And then I thought about all the ways in which my body, already so seemingly out of my control, has changed and continues to change over the years – fat, then thin, then a little fatter again, periods, boobs, hips, thigh fat, wrinkles, cellulite.
Staring at my reflection I had all these competing feelings: I hate my body; I love and appreciate my body; I feel ugly, sexy, fat… Then I just thought, “Whose is this fucking body? A body for others? A body that’s not my own…?”
“Can you tell me a bit more about how you think this sense of bodily alienation, as you describe it, affects how you feel during sex,” Aleks asks delicately, looking up from her impressively ferocious note-taking.
I hadn’t thought about this much until now, but I suppose it underlies the disconnect I often feel during sex because then my body once again feels like a body for others.
Only three men have ever asked me what I like and what I’ve wanted while we’ve been sleeping together. On all three occasions, I’m pretty sure I just froze up, embarrassed and suddenly awkwardly aware of how this naked body lying beneath this familiar-stranger is as alien to me as it is to him. If I try to verbalise what I think – definitely, maybe, potentially – I want from him, I just end up sounding as though I’m trying to emulate some hot female protagonist in an erotic movie and, in reality, feel anything but.

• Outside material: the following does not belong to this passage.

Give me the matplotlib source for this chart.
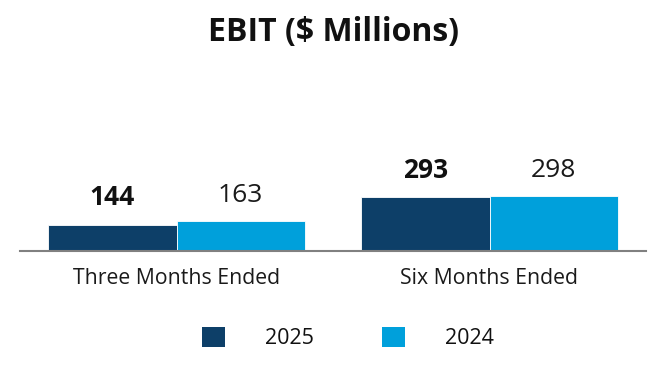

Invariably, I recourse to redoubling my focus on making him come, just to shift the focus away from my own body and back to his. It has become, in many ways, automatic. So much so that, in some instances, I feel more like a bystander than a participant, as if I’m watching someone else go through the motions of moaning, moving and repositioning. But I’m not really there.
Am I enjoying myself? Sometimes. But sometimes, it’s more as though I’m taking comfort and seeking safety in my ability to disconnect. And sometimes, often, I leave feeling like I’ve been scooped out. Disposed of. My body-turned-vessel discarded once it has fulfilled its pleasure-giving function for another.